Gallagher concluded: So I’d like to know what the plan is for really addressing the root causes of what happens in our schools … I know that’s a larger conversation than this bid waiver but if we’re gonna have this informational item I think it really is a larger item that we need to discuss more comprehensively with a whole of government approach.”

Farmer jumped in to offer a quote from Martin Luther King Jr. following the holiday that had postponed the meeting from Monday until Tuesday: We are now faced with the fact that tomorrow is today. We are confronted with the fierce urgency of now. In this unfolding conundrum of life and history, there is” such a thing as being too late. This is no time for apathy or complacency. This is a time for vigorous and positive action.”

He said that bringing in metal detectors as an emergency” measure constituted passivity rather than positive action. It bypassed confrontation … struggles … and those late night sessions” that he said are required in discussing the things that divide us.”

In Garrett’s memo to the Council, dated Dec. 14, the mayor wrote that the School Administration made the decision to purchase the metal detectors through an emergency bid waiver. My signature on the emergency bid waiver should not indicate support for the use of metal detectors as a means to solve problems at Hamden High School. Violence in our schools is best addressed through proactive means such as mental health supports, conflict mediation, and restorative justice.

The Board of Education should establish policy surrounding how and when metal detectors should be used.”

Following Tuesday’s Council meeting, Garrett told the Independent, I think that we need to continue to have these conversations, and I don’t disagree with the Council. I signed the bid waiver because I assured the administration, parents and staff that I would work with them in providing safety, security, and more mental health that would actually mitigate some of the violence in our schools; I assured them that I would work with them.”

Holding up any kind of procurement process holding up their purchase abilities would not be working with them,” she added. That was the dilemma I had.”

Garrett noted that going through a bid process can take up to a couple of months. If the town hadn’t bought metal detectors, the school system may have continued to use Hamden Police’s hand-held wands, which took up significantly more time for staff and students alike. 

Ultimately the Board of Ed needs to develop a policy about how metal detectors are going to be used.
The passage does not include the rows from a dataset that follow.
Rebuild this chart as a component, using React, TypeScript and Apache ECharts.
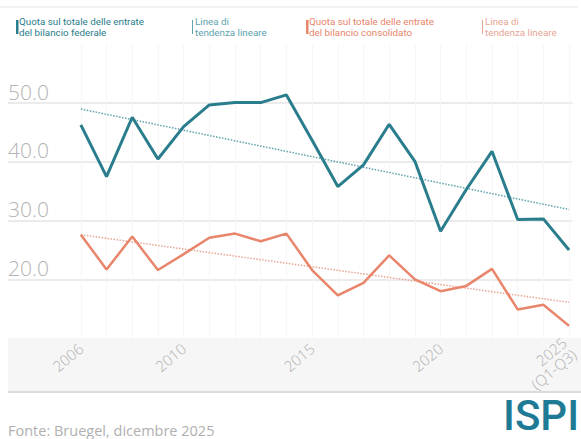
import React, { useEffect, useRef } from 'react';
import * as echarts from 'echarts';

const years = [2006, 2007, 2008, 2009, 2010, 2011, 2012, 2013, 2014, 2015, 2016, 2017, 2018, 2019, 2020, 2021, 2022, 2023, 2024, 2025];
const federal = [46.3, 37.5, 47.6, 40.5, 46.0, 49.7, 50.1, 50.1, 51.4, 43.7, 35.8, 39.5, 46.4, 40.1, 28.2, 35.3, 41.8, 30.2, 30.3, 25.0];
const consolidated = [27.6, 21.7, 27.3, 21.6, 24.3, 27.1, 27.8, 26.5, 27.8, 21.6, 17.3, 19.4, 24.1, 20.0, 18.0, 18.9, 21.8, 14.9, 15.7, 12.1];
const trendYears = [2006, 2025];
const federalTrend = [49.0, 31.9];
const consolidatedTrend = [27.6, 16.1];
const xTickYears = [2006, 2010, 2015, 2020, 2025];
const xTickLabels = ['2006', '2010', '2015', '2020', '2025\n(Q1-Q3)'];
const yTicks = [20, 30, 40, 50];
const legendTexts = [
  ['Quota sul totale delle entrate', 'del bilancio federale'],
  ['Linea di', 'tendenza lineare'],
  ['Quota sul totale delle entrate', 'del bilancio consolidato'],
  ['Linea di', 'tendenza lineare'],
];
const sourceText = 'Fonte: Bruegel, dicembre 2025';
const logoText = 'ISPI';

const TEAL = '#2a7d8c';
const TEAL_LIGHT = '#5da3ad';
const ORANGE = '#e8856b';
const ORANGE_LIGHT = '#e7a593';

export default function App() {
  const ref = useRef<HTMLDivElement>(null);
  useEffect(() => {
    if (!ref.current) return;
    const chart = echarts.init(ref.current, undefined, { renderer: 'svg' });
    const legendX = [16, 192, 306, 482];
    const legendColors = [TEAL, TEAL_LIGHT, ORANGE, ORANGE_LIGHT];
    const legendBarW = [2.5, 1, 2.5, 1];
    const legendEls: any[] = [];
    legendTexts.forEach((lines, i) => {
      legendEls.push({
        type: 'rect',
        shape: { x: legendX[i], y: 20, width: legendBarW[i], height: 14 },
        style: { fill: legendColors[i] },
      });
      lines.forEach((t, j) => {
        legendEls.push({
          type: 'text',
          x: legendX[i] + 3,
          y: 21 + j * 11.6,
          style: {
            text: t,
            fill: legendColors[i],
            font: '9.8px Roboto',
            verticalAlign: 'middle',
          },
        });
      });
    });
    chart.setOption({
      animation: false,
      backgroundColor: '#ffffff',
      grid: { left: 8, right: 0, top: 44.4, bottom: 100.8 },
      xAxis: {
        type: 'value',
        min: 2003.165,
        max: 2025.12,
        axisLine: { show: false },
        axisTick: { show: false, customValues: years },
        splitLine: { show: true, lineStyle: { color: '#f6f6f6', width: 1 } },
        axisLabel: {
          customValues: xTickYears,
          formatter: (v: number) => xTickLabels[xTickYears.indexOf(v)] ?? '',
          rotate: 40,
          margin: 8,
          color: '#b0b0b0',
          fontSize: 15,
          fontFamily: 'Open Sans',
          fontWeight: 300,
          lineHeight: 15,
        },
      },
      yAxis: {
        type: 'value',
        min: 10,
        max: 60,
        interval: 10,
        axisLine: { show: false },
        axisTick: { show: false },
        splitLine: {
          show: true,
          showMinLine: false,
          showMaxLine: false,
          lineStyle: { color: '#e4e4e4', width: 1.5 },
        },
        axisLabel: {
          inside: true,
          margin: 0,
          customValues: yTicks,
          formatter: (v: number) => v.toFixed(1),
          verticalAlign: 'bottom',
          color: '#b3b3b3',
          fontSize: 21,
          fontFamily: 'Open Sans',
          fontWeight: 300,
          padding: [0, 0, 1, 0],
        },
      },
      series: [
        {
          type: 'line',
          data: trendYears.map((y, i) => [y, federalTrend[i]]),
          symbol: 'none',
          lineStyle: { color: TEAL_LIGHT, width: 1.5, type: 'dotted' },
          z: 2,
        },
        {
          type: 'line',
          data: trendYears.map((y, i) => [y, consolidatedTrend[i]]),
          symbol: 'none',
          lineStyle: { color: ORANGE_LIGHT, width: 1.5, type: 'dotted' },
          z: 2,
        },
        {
          type: 'line',
          data: years.map((y, i) => [y, federal[i]]),
          symbol: 'none',
          lineStyle: { color: TEAL, width: 3 },
          z: 3,
        },
        {
          type: 'line',
          data: years.map((y, i) => [y, consolidated[i]]),
          symbol: 'none',
          lineStyle: { color: ORANGE, width: 2.5 },
          z: 3,
        },
      ],
      graphic: [
        {
          type: 'group',
          z: -1,
          children: [
            { type: 'rect', shape: { x: 8, y: 338, width: 573, height: 54 }, style: { fill: '#f6f6f6' } },
            { type: 'line', shape: { x1: 8, y1: 392, x2: 581, y2: 392 }, style: { stroke: '#dcdcdc', lineWidth: 2 } },
          ],
        },
        {
          type: 'group',
          children: [
            { type: 'line', shape: { x1: 0, y1: 7, x2: 578, y2: 7 }, style: { stroke: '#ececec', lineWidth: 1.5 } },
            ...legendEls,
            {
              type: 'text',
              x: 8,
              y: 430,
              style: { text: sourceText, fill: '#b0b0b0', font: '14.5px "Open Sans"', verticalAlign: 'middle' },
            },
            {
              type: 'text',
              x: 503,
              y: 436,
              style: { text: logoText, fill: '#1f7b95', font: '500 42px Roboto', verticalAlign: 'bottom' },
            },
          ],
        },
      ],
    });
    return () => chart.dispose();
  }, []);
  return <div ref={ref} style={{ position: 'absolute', left: 0, top: 0, width: 581, height: 439 }} />;
}
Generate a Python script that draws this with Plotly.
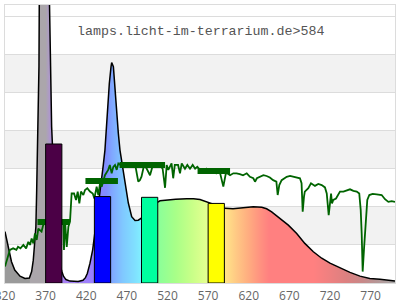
import plotly.graph_objects as go

# ---------------- data ----------------
# lamp spectrum (relative units)
lamp_nm = [320, 322, 324, 328, 332, 338.5, 344.6, 350, 352.8, 354.8,
           356.5, 358, 359, 360, 361, 361.8, 362.2, 364, 367, 370,
           373, 374.5, 376.2, 377.4, 378.3, 380, 382, 384, 386, 388,
           390, 392, 395, 400, 410, 416, 419, 421.3, 424.6, 427.9,
           430, 433, 436, 439, 441, 443, 446, 448.4, 450.5, 451.3,
           453.4, 455.4, 457.5, 459.5, 461.5, 465.6, 469, 471.8, 475.9, 480,
           484, 487.8, 492, 500, 507.5, 510.8, 519, 530, 543.6, 552,
           560, 568, 575, 585, 590.8, 600.6, 613.3, 625.6, 636, 642,
           648.2, 658.5, 668.7, 679, 689, 699.5, 709.8, 720, 732.3, 744.6,
           756.9, 769, 781.5, 790, 800]
lamp_val = [1.35, 1.15, 0.87, 0.56, 0.34, 0.18, 0.12, 0.13, 0.30, 0.60,
            1.05, 1.48, 2.44, 3.49, 4.10, 5.68, 7.40, 12.0, 16.0, 14.0,
            9.5, 7.3, 5.68, 4.10, 3.67, 2.60, 1.70, 1.10, 0.70, 0.45,
            0.30, 0.18, 0.09, 0.05, 0.04, 0.07, 0.14, 0.25, 0.52, 0.87,
            1.22, 1.70, 2.20, 2.70, 3.10, 3.49, 4.63, 5.24, 5.68, 5.79,
            5.68, 5.07, 4.45, 3.93, 3.49, 2.97, 2.44, 2.10, 1.74, 1.64,
            1.65, 1.70, 1.85, 2.00, 2.12, 2.16, 2.18, 2.20, 2.21, 2.21,
            2.19, 2.13, 2.08, 2.00, 1.96, 1.95, 1.98, 2.00, 1.99, 1.95,
            1.87, 1.70, 1.52, 1.30, 1.04, 0.82, 0.65, 0.52, 0.39, 0.28,
            0.18, 0.12, 0.10, 0.07, 0.05]

# wavelength colours for the spectrum fill (nm, colour)
spec_nm = [320, 350, 351, 370, 378, 390, 425, 432, 445, 452,
           465, 480, 488, 500, 510, 530, 550, 568, 580, 592,
           605, 620, 635, 645, 700, 720, 740, 760, 780, 800]
spec_col = ['#9a9a9a', '#9a9a9a', '#aba6ab', '#aba6ab', '#b090e0', '#a880f2',
            '#9c80fc', '#9080ff', '#8090ff', '#80a8ff', '#80c8ff', '#80e0ff',
            '#80f0ff', '#80ffc0', '#8cff98', '#a8ff88', '#c8ff88', '#e4ff90',
            '#ffff80', '#ffe288', '#ffc884', '#ffac80', '#ff9080', '#ff8080',
            '#ff8080', '#ee8080', '#dc8080', '#c88888', '#b49898', '#a8a8a8']

# sunlight spectrum
sun_nm = [320, 324, 326, 330, 334, 336, 339, 342.6, 346, 348.7,
          350.8, 352.8, 354.9, 356.9, 359, 361, 365, 367, 370, 375,
          380, 383, 386, 390, 391.8, 392.6, 393.8, 396, 398, 400,
          400.9, 402, 405, 407.4, 409.5, 411.5, 413.5, 416.4, 418.5, 421.3,
          424.6, 428, 430, 430.8, 432.8, 434.8, 437, 439, 443, 447,
          449, 451.3, 453.3, 455.4, 457.5, 459.5, 462.4, 465.6, 469, 471.8,
          475, 478, 481, 484, 486, 488, 491, 494, 498.5, 502,
          506, 510, 514, 517, 519, 521, 525, 527, 529, 533,
          535.4, 537.5, 541.5, 544.4, 547.7, 551, 554, 556.7, 560, 564,
          568, 572, 576, 580, 584, 588.7, 592, 597, 601, 605,
          609, 613, 617.5, 621.5, 625.6, 627.7, 630, 633.8, 638, 642,
          646, 650, 654, 655.6, 657.6, 660.5, 666.7, 670.8, 677, 683,
          685, 686.4, 688, 689, 693.3, 696.6, 701.5, 705.6, 709.8, 713.8,
          716, 717, 718.4, 720, 721.3, 722.5, 724, 727.4, 730.3, 732.3,
          736.5, 740.6, 744.6, 748.8, 752.9, 756, 757.8, 759, 760.2, 761.8,
          763, 764.3, 765.9, 768.4, 772.5, 777.5, 783.6, 787.7, 791.8, 796,
          800]
sun_val = [0.43, 0.69, 0.87, 0.91, 0.87, 0.95, 0.91, 1.00, 0.91, 1.08,
           1.00, 1.17, 1.04, 1.30, 1.13, 1.43, 1.35, 1.52, 1.61, 1.55,
           1.50, 1.60, 1.50, 1.58, 1.61, 0.87, 1.65, 0.95, 1.48, 1.61,
           2.09, 2.35, 2.35, 2.18, 2.40, 2.09, 2.40, 2.31, 2.44, 2.49,
           2.40, 2.35, 2.22, 2.35, 2.53, 2.31, 2.62, 2.53, 2.83, 2.97,
           3.10, 2.88, 3.05, 3.10, 2.97, 3.14, 3.10, 3.05, 3.12, 3.10,
           3.05, 3.12, 3.02, 2.66, 2.70, 2.79, 3.08, 3.02, 2.83, 3.10,
           3.05, 3.12, 3.00, 2.50, 3.10, 2.97, 3.14, 2.75, 3.10, 3.10,
           2.88, 3.14, 3.00, 3.10, 3.00, 3.10, 3.00, 3.05, 2.97, 2.90,
           3.00, 2.92, 2.97, 2.88, 2.95, 2.53, 2.90, 2.83, 2.88, 2.88,
           2.86, 2.83, 2.88, 2.79, 2.75, 2.66, 2.75, 2.79, 2.83, 2.81,
           2.77, 2.70, 2.66, 2.31, 2.57, 2.70, 2.79, 2.81, 2.77, 2.75,
           2.62, 1.87, 2.27, 2.40, 2.49, 2.62, 2.55, 2.60, 2.57, 2.51,
           2.35, 2.00, 1.78, 2.09, 2.35, 2.09, 2.18, 2.22, 2.35, 2.40,
           2.40, 2.44, 2.46, 2.42, 2.40, 2.35, 1.92, 1.30, 0.30, 0.87,
           1.30, 1.74, 2.18, 2.31, 2.34, 2.33, 2.31, 2.20, 2.13, 2.15,
           2.13]

# sunlight band averages
mark_start = [360, 419, 461, 557]
mark_end = [400, 459, 517, 597]
mark_val = [1.60, 2.68, 3.10, 2.94]

# LED bars
bar_center = [380, 440, 498, 580]
bar_width = [20, 20, 20, 20]
bar_val = [3.65, 2.27, 2.25, 2.09]
bar_col = ['#4b0046', '#0000ff', '#00ff9f', '#ffff00']

x_ticks = [320, 370, 420, 470, 520, 570, 620, 670, 720, 770]
x_range = [320, 800]
y_range = [0, 7.3]
watermark = 'lamps.licht-im-terrarium.de>584'

# ---------------- figure ----------------
fig = go.Figure()

span = x_range[1] - x_range[0]
colorscale = [[(n - x_range[0]) / span, c] for n, c in zip(spec_nm, spec_col)]

fig.add_trace(go.Scatter(
    x=lamp_nm, y=lamp_val, mode='lines',
    line=dict(color='black', width=1.5),
    fill='tozeroy',
    fillgradient=dict(type='horizontal', start=x_range[0], stop=x_range[1],
                      colorscale=colorscale),
    hoverinfo='skip', showlegend=False))

fig.add_trace(go.Scatter(
    x=sun_nm, y=sun_val, mode='lines',
    line=dict(color='#006400', width=1.8),
    hoverinfo='skip', showlegend=False))

for s, e, v in zip(mark_start, mark_end, mark_val):
    fig.add_trace(go.Scatter(
        x=[s, e], y=[v, v], mode='lines',
        line=dict(color='#006400', width=6),
        hoverinfo='skip', showlegend=False))

fig.add_trace(go.Bar(
    x=bar_center, y=bar_val, width=bar_width,
    marker=dict(color=bar_col, line=dict(color='black', width=1)),
    yaxis='y2', hoverinfo='skip', showlegend=False))

# alternating horizontal bands
shapes = []
for k in range(1, int(y_range[1]), 2):
    shapes.append(dict(type='rect', xref='paper', yref='y', x0=0, x1=1,
                       y0=k, y1=k + 1, fillcolor='#f2f2f2',
                       line=dict(width=0), layer='below'))

fig.update_layout(
    width=400, height=300,
    margin=dict(l=5, r=5, t=5, b=17),
    paper_bgcolor='white', plot_bgcolor='white',
    shapes=shapes,
    xaxis=dict(range=x_range, tickvals=x_ticks, ticktext=[str(t) for t in x_ticks],
               showgrid=False, zeroline=False, showline=True, mirror=True,
               linecolor='#dcdcdc', linewidth=1, ticks='', automargin=False,
               ticklabelstandoff=2, ticklabeloverflow='allow',
               tickfont=dict(family='Open Sans', size=12, color='#666666')),
    yaxis=dict(range=y_range, dtick=1, showticklabels=False, showgrid=True,
               gridcolor='#dcdcdc', gridwidth=1, zeroline=False, showline=True,
               mirror=True, linecolor='#dcdcdc', linewidth=1, ticks='',
               automargin=False),
    yaxis2=dict(range=y_range, overlaying='y', visible=False, showgrid=False,
                automargin=False),
    annotations=[dict(text=watermark, xref='paper', yref='paper', x=0.5, y=0.903,
                      xanchor='center', yanchor='middle', showarrow=False,
                      font=dict(family='Liberation Mono', size=13.3, color='#555555'))],
)

fig.write_html('out.html')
And while the expense of the metal detectors themselves were very small,” she said, staffing is not going to be a small expense” over time. 

Garrett said that her daughter, who attends Hamden High School, had reported the same news as Goeler did on Tuesday: That every day looks a little smoother when it comes to getting students through the technology.

The Board of Education’s Policy Committee has not yet made time to convene and talk about how to govern use of metal detectors moving forward.

Garrett said that her responsibility in the matter remains the same: I am committed to working with the Board of Ed and school administration to do whatever it takes to provide the resources that they need for getting more mental health support into the schools.”